听到这里,他把身子向我倾斜过来,半是迷茫半是期望地看着我:“陶教授,我能做你的学生吗?”我心里一阵暖流——啊,你看,这个孩子也一样有向上的心!我按捺着满怀的喜悦,认真地回答他:“只要你真的愿意,当然可以。不过,你得考进来。”他稍稍一愣,好像一下又从梦想回到现实之中,把头扭过去低了下来:“我肯定考不取。”“为什么?”我明知故问地赶紧问道。“我的学习掉得太远了。”他的声音低沉而带有些许的懊悔。“不要紧,”我鼓励道:“只要你真的愿意,完全有可能。”
只见他微微抬起头来看着我,内心里还在烦乱地挣扎。我继续给他打气:“你小学成绩好,特别是一般学生都怕写作文,而你作文却那么好,这说明你的智商不低。你高中没打好基础,但是你可以复读哇!现在考大学没有什么年龄限制,一次考不好,你可以再来。只要你能够坚持,迟早是可以考取的。”他稍稍顿了一两秒,随即若有所悟地“嗯”了一声。
接下来,我们就开始讨论他的复读和学习计划了。不一会儿,他的父母回来了,既惊讶又喜出望外地加入了讨论。
正在此时,《武汉晚报》的胡记者打电话来了解情况,她不无担心地问道:“陶教授,怎么样啊?”我说:“这样吧,我真的有点累了,你最好自己直接和孩子谈谈。”我随手把电话递给那孩子,并说明这就是那个要我跟他谈话的胡记者。孩子点点头,轻轻接过电话,深情而认真地给记者倾诉了自己的感受和决心,然后又按记者的要求把电话交给他父亲。他父亲真诚地再三感谢记者,谈了自己的惊喜和感悟。
临别时,那孩子要了我的联系方式,希望在有问题时能再与我沟通。回去后,他又在电话里感谢我,并告诉我他已经开始在学习了,要我放心,并又一而再、再而三地致谢。听得出来,他很快乐。但是,他可能不知道——我更快乐。

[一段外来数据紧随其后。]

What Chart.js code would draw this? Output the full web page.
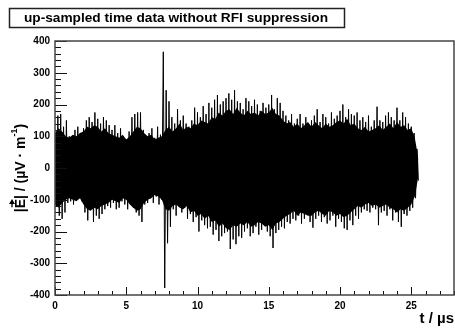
<!DOCTYPE html>
<html>
<head>
<meta charset="utf-8">
<script src="https://cdn.jsdelivr.net/npm/chart.js@4.4.1/dist/chart.umd.min.js"></script>
<style>
  html, body { margin: 0; padding: 0; background: #fff; }
  canvas { display: block; }
</style>
</head>
<body>
<canvas id="timeChart" width="455" height="329"></canvas>
<script>
        // sample spacing of the up-sampled trace, in microseconds
        const timeStepUs = 0.1;

        // field strength / (uV/m), peak values, one row per microsecond
        const fieldValues = [
            0, -120, 165, -150, 170, -160, 130, -140, 150, -110,
            100, -105, 95, -115, 120, -100, 130, -95, 110, -105,
            125, -140, 150, -165, 160, -130, 145, -170, 175, -150,
            155, -160, 140, -145, 160, -130, 150, -120, 135, -125,
            120, -110, 135, -130, 110, -125, 125, -105, 100, -115,
            90, -130, 115, -110, 160, -125, 170, -140, 175, -150,
            175, -170, 120, -115, 100, -110, 110, -95, 125, -110,
            95, -90, 130, -115, 105, -100, 366, -378, 245, -237,
            210, -185, 160, -130, 140, -150, 185, -120, 150, -140,
            165, -125, 140, -160, 130, -145, 150, -170, 190, -155,
            175, -200, 160, -165, 195, -180, 170, -190, 205, -185,
            190, -210, 215, -195, 230, -230, 200, -215, 210, -205,
            220, -200, 235, -255, 215, -225, 245, -240, 210, -215,
            205, -220, 185, -200, 220, -190, 210, -215, 195, -205,
            215, -185, 200, -210, 180, -195, 205, -180, 190, -200,
            200, -215, 230, -252, 185, -205, 220, -195, 205, -185,
            180, -190, 165, -170, 150, -175, 170, -160, 140, -165,
            155, -150, 170, -175, 140, -160, 160, -145, 135, -170,
            150, -188, 165, -160, 185, -150, 145, -170, 170, -155,
            160, -175, 140, -165, 175, -150, 155, -185, 165, -160,
            180, -170, 200, -190, 160, -195, 185, -165, 170, -180,
            165, -150, 175, -160, 150, -140, 160, -130, 145, -135,
            165, -140, 130, -125, 150, -130, 193, -180, 150, -140,
            145, -135, 165, -150, 175, -130, 160, -165, 150, -140,
            190, -170, 150, -185, 175, -145, 160, -150, 140, -135,
            130, -125, 110, -95, 60, -40
        ];

        // the dense, fully black core of the trace, every 0.25 us
        const coreStepUs = 0.25;
        const coreTop = [
            110, 125, 115, 100, 95, 105, 100, 110, 115, 130, 125, 135,
            130, 115, 125, 110, 105, 100, 95, 105, 90, 100, 115, 130,
            125, 110, 100, 105, 90, 95, 100, 120, 130, 115, 125, 140,
            120, 130, 125, 140, 135, 150, 145, 140, 160, 155, 175, 165,
            180, 185, 170, 190, 175, 165, 180, 170, 175, 165, 180, 170,
            175, 190, 170, 165, 150, 140, 145, 130, 140, 125, 135, 145,
            130, 145, 135, 125, 140, 130, 135, 145, 150, 140, 155, 135,
            140, 125, 120, 130, 115, 120, 125, 135, 120, 130, 140, 125,
            145, 130, 135, 120, 125, 95, 30
        ];
        const coreBottom = [
            -115, -125, -110, -100, -95, -100, -105, -95, -115, -130, -135, -125,
            -130, -120, -115, -110, -100, -105, -110, -95, -100, -115, -125, -135,
            -130, -110, -100, -95, -85, -90, -100, -130, -135, -120, -115, -125,
            -130, -120, -140, -135, -150, -145, -160, -150, -170, -165, -185, -175,
            -190, -195, -180, -185, -175, -180, -170, -185, -180, -170, -175, -185,
            -180, -195, -175, -170, -160, -150, -145, -135, -150, -140, -145, -150,
            -150, -140, -135, -145, -150, -135, -140, -150, -145, -155, -150, -140,
            -130, -120, -125, -115, -110, -120, -115, -125, -120, -115, -125, -130,
            -140, -130, -135, -125, -115, -90, -25
        ];

        const xTickValues = [0, 5, 10, 15, 20, 25];
        const yTickValues = [-400, -300, -200, -100, 0, 100, 200, 300, 400];

        const chartTitle = 'up-sampled time data without RFI suppression';
        const xTitle = 't / \u00b5s';

        const fontFamily = '"Liberation Sans", Arial, Helvetica, sans-serif';

        const points = fieldValues.map((v, i) => ({ x: +(i * timeStepUs).toFixed(2), y: v }));
        const corePoints = arr => arr.map((v, i) => ({ x: i * coreStepUs, y: v }));

        // ROOT style frame, inner ticks, title box and axis titles
        const rootStyle = {
            id: 'rootStyle',
            afterDraw(chart) {
                const ctx = chart.ctx;
                const area = chart.chartArea;
                const xs = chart.scales.x;
                const ys = chart.scales.y;

                ctx.save();
                ctx.strokeStyle = '#111';
                ctx.lineWidth = 1;
                ctx.beginPath();
                for (let v = -400; v <= 400; v += 20) {
                    const y = Math.round(ys.getPixelForValue(v)) + 0.5;
                    const len = v % 100 === 0 ? 12 : 6;
                    ctx.moveTo(area.left, y);
                    ctx.lineTo(area.left + len, y);
                }
                for (let v = 0; v <= 28; v += 1) {
                    const x = Math.round(xs.getPixelForValue(v)) + 0.5;
                    const len = v % 5 === 0 ? 8 : 4;
                    ctx.moveTo(x, area.bottom);
                    ctx.lineTo(x, area.bottom - len);
                }
                ctx.stroke();

                // frame
                ctx.strokeStyle = '#444';
                ctx.lineWidth = 1.5;
                ctx.strokeRect(area.left, area.top, area.right - area.left, area.bottom - area.top);

                // title box
                ctx.fillStyle = '#fff';
                ctx.fillRect(9, 8, 336, 20);
                ctx.strokeStyle = '#222';
                ctx.lineWidth = 1.5;
                ctx.strokeRect(9.5, 8.5, 335, 19);
                ctx.fillStyle = '#000';
                ctx.font = 'bold 13.7px ' + fontFamily;
                ctx.textAlign = 'center';
                ctx.textBaseline = 'middle';
                ctx.fillText(chartTitle, 176, 18.5);

                // x title
                ctx.font = 'bold 15px ' + fontFamily;
                ctx.textAlign = 'right';
                ctx.textBaseline = 'alphabetic';
                ctx.fillText(xTitle, 454, 323);

                // y title: |E| / (uV . m^-1) with vector arrow
                ctx.translate(21, 168);
                ctx.rotate(-Math.PI / 2);
                const mainFont = 'bold 14px ' + fontFamily;
                const supFont = 'bold 9px ' + fontFamily;
                const pieces = [
                    { t: '|', f: mainFont, dy: 0 },
                    { t: 'E', f: mainFont, dy: 0, arrow: true },
                    { t: '|', f: mainFont, dy: 0 },
                    { t: ' / (\u00b5V \u00b7 m', f: mainFont, dy: 0 },
                    { t: '-1', f: supFont, dy: -6 },
                    { t: ')', f: mainFont, dy: 0 }
                ];
                let total = 0;
                pieces.forEach(p => { ctx.font = p.f; p.w = ctx.measureText(p.t).width; total += p.w; });
                let x = -total / 2;
                ctx.textAlign = 'left';
                ctx.textBaseline = 'middle';
                pieces.forEach(p => {
                    ctx.font = p.f;
                    ctx.fillText(p.t, x, p.dy);
                    if (p.arrow) {
                        const ay = -9;
                        ctx.beginPath();
                        ctx.lineWidth = 1.3;
                        ctx.strokeStyle = '#000';
                        ctx.moveTo(x + 1, ay);
                        ctx.lineTo(x + p.w - 2, ay);
                        ctx.stroke();
                        ctx.beginPath();
                        ctx.moveTo(x + p.w, ay);
                        ctx.lineTo(x + p.w - 5, ay - 3);
                        ctx.lineTo(x + p.w - 5, ay + 3);
                        ctx.closePath();
                        ctx.fill();
                    }
                    x += p.w;
                });
                ctx.restore();
            }
        };

        const ctx = document.getElementById('timeChart').getContext('2d');
        const chart = new Chart(ctx, {
            type: 'line',
            data: {
                datasets: [
                    {
                        data: corePoints(coreTop),
                        borderWidth: 0,
                        borderColor: '#000',
                        backgroundColor: '#000',
                        pointRadius: 0,
                        tension: 0,
                        fill: '+1'
                    },
                    {
                        data: corePoints(coreBottom),
                        borderWidth: 0,
                        borderColor: '#000',
                        pointRadius: 0,
                        tension: 0,
                        fill: false
                    },
                    {
                        data: points,
                        borderColor: '#000',
                        borderWidth: 1,
                        pointRadius: 0,
                        tension: 0,
                        fill: false
                    }
                ]
            },
            options: {
                responsive: false,
                animation: false,
                devicePixelRatio: 1,
                layout: { padding: { top: 41, right: 1, left: 0, bottom: 0 } },
                plugins: {
                    legend: { display: false },
                    tooltip: { enabled: false },
                    filler: { propagate: false }
                },
                scales: {
                    x: {
                        type: 'linear',
                        min: 0,
                        max: 28,
                        afterBuildTicks: s => { s.ticks = xTickValues.map(v => ({ value: v })); },
                        afterFit: s => { s.height = 34; },
                        grid: { display: false, drawTicks: false },
                        border: { display: false },
                        ticks: {
                            padding: 5,
                            maxRotation: 0,
                            autoSkip: false,
                            color: '#000',
                            font: { family: fontFamily, size: 10, weight: 'bold' }
                        }
                    },
                    y: {
                        type: 'linear',
                        min: -400,
                        max: 400,
                        afterBuildTicks: s => { s.ticks = yTickValues.map(v => ({ value: v })); },
                        afterFit: s => { s.width = 55; },
                        grid: { display: false, drawTicks: false },
                        border: { display: false },
                        ticks: {
                            padding: 5,
                            autoSkip: false,
                            color: '#000',
                            font: { family: fontFamily, size: 10, weight: 'bold' }
                        }
                    }
                }
            },
            plugins: [rootStyle]
        });
</script>
</body>
</html>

他们一家走后的第二天,《武汉晚报》登载了这个案例故事,马上又有不少读者纷纷打电话来询问。他们都说,这个孩子的情况和他们的孩子很相似,希望我把“改变”这个顽劣孩子的具体方法告诉他们,好让他们也能去“改变”自己的网瘾孩子。
在此,我需要讲明的是,鉴于每个孩子的家庭背景、经济条件、个人性格、交接对象、活动范围、兴趣特长、智商情商等等千差万别,因而他们的基本素质必然是自具特色,其问题产生的原因、发展过程也是相去甚远,故而对每个网瘾孩子的解决方法、具体的切入点,当然不可能是千篇一律。正因为这诸多因素的差异,我们必得在“望、闻、问、切”的全程中,时时处处细心观察,认认真真用心探测,以准确地找好各个不同的切入点,用不同的方法看准机遇“切”入进去。只有这样,才可能真正“对症下药”地打开其心扉,深入其心田,撼动其心灵,引出其心声。到了那个时候,才可以是种种精诚所至,各个金石为开了。
这些金石为开了,家长们和孩子们真诚地向我致谢。其实,我觉得应该是我去感谢他们。这是因为在这整个活动的过程中,我感到我自己得到的更多:每经过一次心灵沟通的实践,我的工作经验就更丰富了,我对“望、闻、问、切”的方法把握得更成熟了。同时,我更体会到这个工作的意义重大而深远——因为每一个孩子的成功转变,都会使我们的社会又美化了十三亿分之一。这样,我就可以生活在一个更美好的社会里,我的生活也会更加美好。每当意念及此,我都会有发自内心的感恩情怀。在此,我借本书之便,向大家深深地致谢!